_Written problem_.
Look for the string "this" in every line, and copy each line that has it.

_Data supplied_.
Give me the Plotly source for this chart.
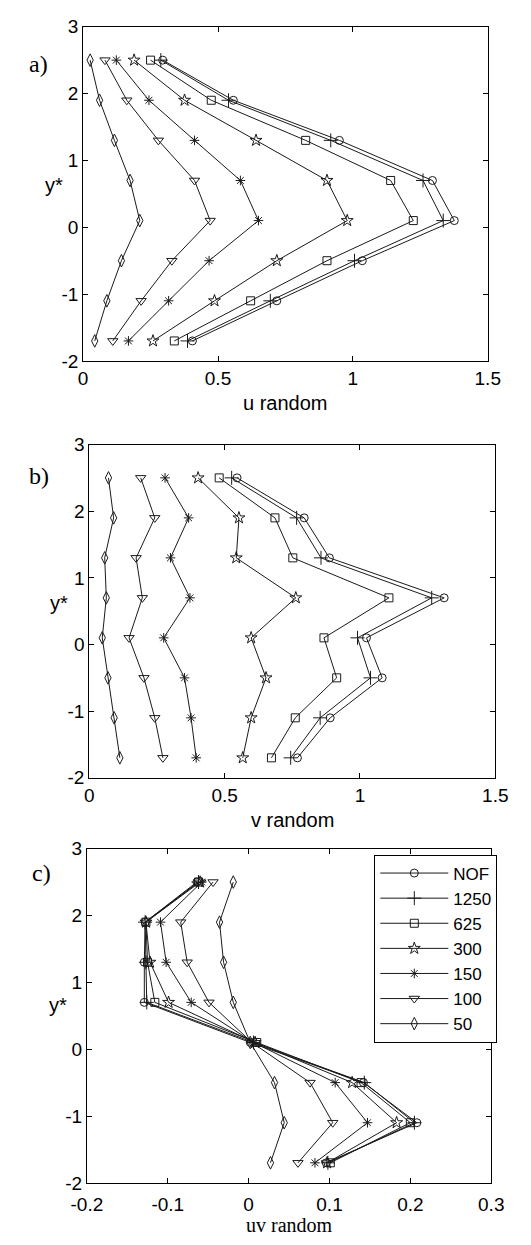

--

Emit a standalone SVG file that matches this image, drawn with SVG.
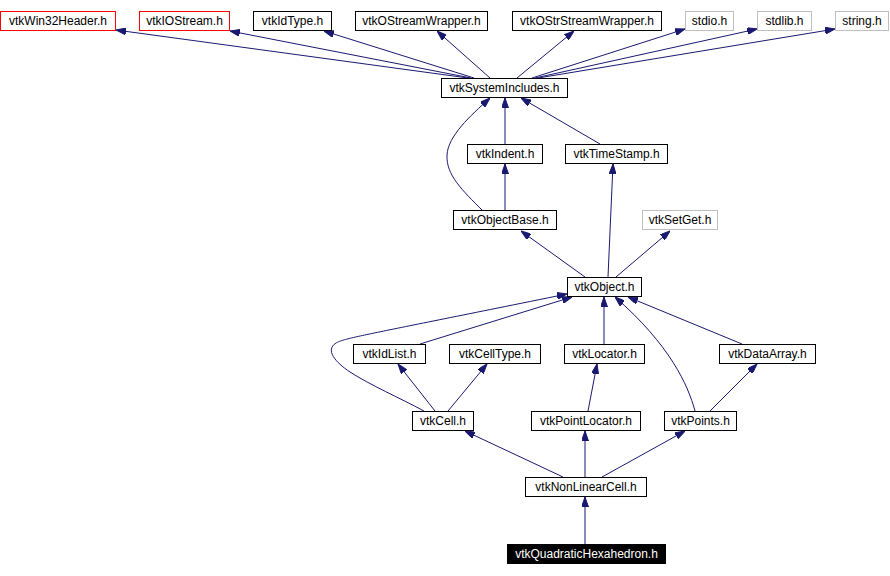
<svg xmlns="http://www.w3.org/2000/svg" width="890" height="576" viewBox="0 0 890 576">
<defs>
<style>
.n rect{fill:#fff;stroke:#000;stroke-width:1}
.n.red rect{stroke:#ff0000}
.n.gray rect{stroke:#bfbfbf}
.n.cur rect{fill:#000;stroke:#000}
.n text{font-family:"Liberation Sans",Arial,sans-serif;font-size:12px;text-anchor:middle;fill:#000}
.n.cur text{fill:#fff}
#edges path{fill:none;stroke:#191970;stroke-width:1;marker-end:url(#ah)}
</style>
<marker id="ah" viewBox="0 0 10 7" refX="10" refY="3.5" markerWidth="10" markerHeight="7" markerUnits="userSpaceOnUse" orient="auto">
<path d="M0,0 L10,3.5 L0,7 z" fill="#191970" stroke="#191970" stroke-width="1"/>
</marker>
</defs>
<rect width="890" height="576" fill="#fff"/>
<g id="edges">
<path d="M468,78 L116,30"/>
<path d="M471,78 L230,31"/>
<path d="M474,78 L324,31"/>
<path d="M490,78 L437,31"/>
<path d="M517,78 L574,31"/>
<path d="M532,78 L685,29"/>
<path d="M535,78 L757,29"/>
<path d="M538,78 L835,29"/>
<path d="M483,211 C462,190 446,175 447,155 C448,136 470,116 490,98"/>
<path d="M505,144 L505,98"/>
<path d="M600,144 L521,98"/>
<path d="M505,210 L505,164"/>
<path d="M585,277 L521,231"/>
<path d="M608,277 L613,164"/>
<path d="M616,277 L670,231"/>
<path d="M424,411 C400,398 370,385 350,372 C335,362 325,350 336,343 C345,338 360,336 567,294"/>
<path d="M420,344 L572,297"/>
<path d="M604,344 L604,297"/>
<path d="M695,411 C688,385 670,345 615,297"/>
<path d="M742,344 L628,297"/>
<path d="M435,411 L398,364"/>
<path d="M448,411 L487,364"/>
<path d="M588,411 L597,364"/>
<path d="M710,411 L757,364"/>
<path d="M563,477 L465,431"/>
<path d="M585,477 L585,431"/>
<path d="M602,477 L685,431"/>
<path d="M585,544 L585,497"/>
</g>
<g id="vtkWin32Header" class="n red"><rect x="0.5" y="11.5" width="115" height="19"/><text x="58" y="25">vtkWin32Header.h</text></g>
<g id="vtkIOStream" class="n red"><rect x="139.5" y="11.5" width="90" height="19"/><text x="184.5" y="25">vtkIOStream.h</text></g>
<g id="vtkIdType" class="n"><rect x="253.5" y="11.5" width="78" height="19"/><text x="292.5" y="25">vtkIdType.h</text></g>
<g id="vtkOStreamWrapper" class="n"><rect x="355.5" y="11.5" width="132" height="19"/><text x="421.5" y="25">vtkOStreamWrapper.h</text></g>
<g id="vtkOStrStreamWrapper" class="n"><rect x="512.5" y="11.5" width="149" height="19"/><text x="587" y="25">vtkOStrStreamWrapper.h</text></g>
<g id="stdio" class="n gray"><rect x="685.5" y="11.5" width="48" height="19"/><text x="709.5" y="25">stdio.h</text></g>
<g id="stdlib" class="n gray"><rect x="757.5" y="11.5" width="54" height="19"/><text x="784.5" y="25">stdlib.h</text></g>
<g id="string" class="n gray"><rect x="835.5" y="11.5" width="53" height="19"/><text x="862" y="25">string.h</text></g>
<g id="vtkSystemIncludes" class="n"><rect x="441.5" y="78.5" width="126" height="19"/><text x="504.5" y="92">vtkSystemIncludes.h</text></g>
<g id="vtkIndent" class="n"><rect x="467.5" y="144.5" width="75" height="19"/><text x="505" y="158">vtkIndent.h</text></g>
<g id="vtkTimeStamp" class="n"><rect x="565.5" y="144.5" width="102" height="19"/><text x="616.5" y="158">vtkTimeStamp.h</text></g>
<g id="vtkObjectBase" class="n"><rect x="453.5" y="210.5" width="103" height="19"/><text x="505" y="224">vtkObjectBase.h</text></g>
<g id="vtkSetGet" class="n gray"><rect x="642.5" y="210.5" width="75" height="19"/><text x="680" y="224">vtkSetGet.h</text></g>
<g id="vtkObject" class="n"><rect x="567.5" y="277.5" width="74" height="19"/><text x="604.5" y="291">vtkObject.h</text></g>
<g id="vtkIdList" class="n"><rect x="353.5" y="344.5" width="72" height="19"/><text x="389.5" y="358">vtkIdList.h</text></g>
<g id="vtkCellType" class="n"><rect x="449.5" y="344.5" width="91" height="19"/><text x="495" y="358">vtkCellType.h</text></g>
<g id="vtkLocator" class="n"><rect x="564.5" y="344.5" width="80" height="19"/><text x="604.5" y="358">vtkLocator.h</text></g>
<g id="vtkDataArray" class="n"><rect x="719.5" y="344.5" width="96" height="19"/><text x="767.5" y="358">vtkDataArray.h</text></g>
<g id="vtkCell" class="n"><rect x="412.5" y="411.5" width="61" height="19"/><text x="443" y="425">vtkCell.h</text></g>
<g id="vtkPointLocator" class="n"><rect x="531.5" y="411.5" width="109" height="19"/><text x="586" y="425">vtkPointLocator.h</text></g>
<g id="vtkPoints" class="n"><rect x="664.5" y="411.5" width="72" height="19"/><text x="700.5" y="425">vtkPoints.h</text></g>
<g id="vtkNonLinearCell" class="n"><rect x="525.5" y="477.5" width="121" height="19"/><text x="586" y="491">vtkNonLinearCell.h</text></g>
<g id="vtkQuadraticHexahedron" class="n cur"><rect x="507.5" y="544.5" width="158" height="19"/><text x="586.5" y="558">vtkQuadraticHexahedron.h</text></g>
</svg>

_Exercise response_.
Give me the Plotly source for this chart.
Emit a standalone SVG file that matches this image, drawn with SVG.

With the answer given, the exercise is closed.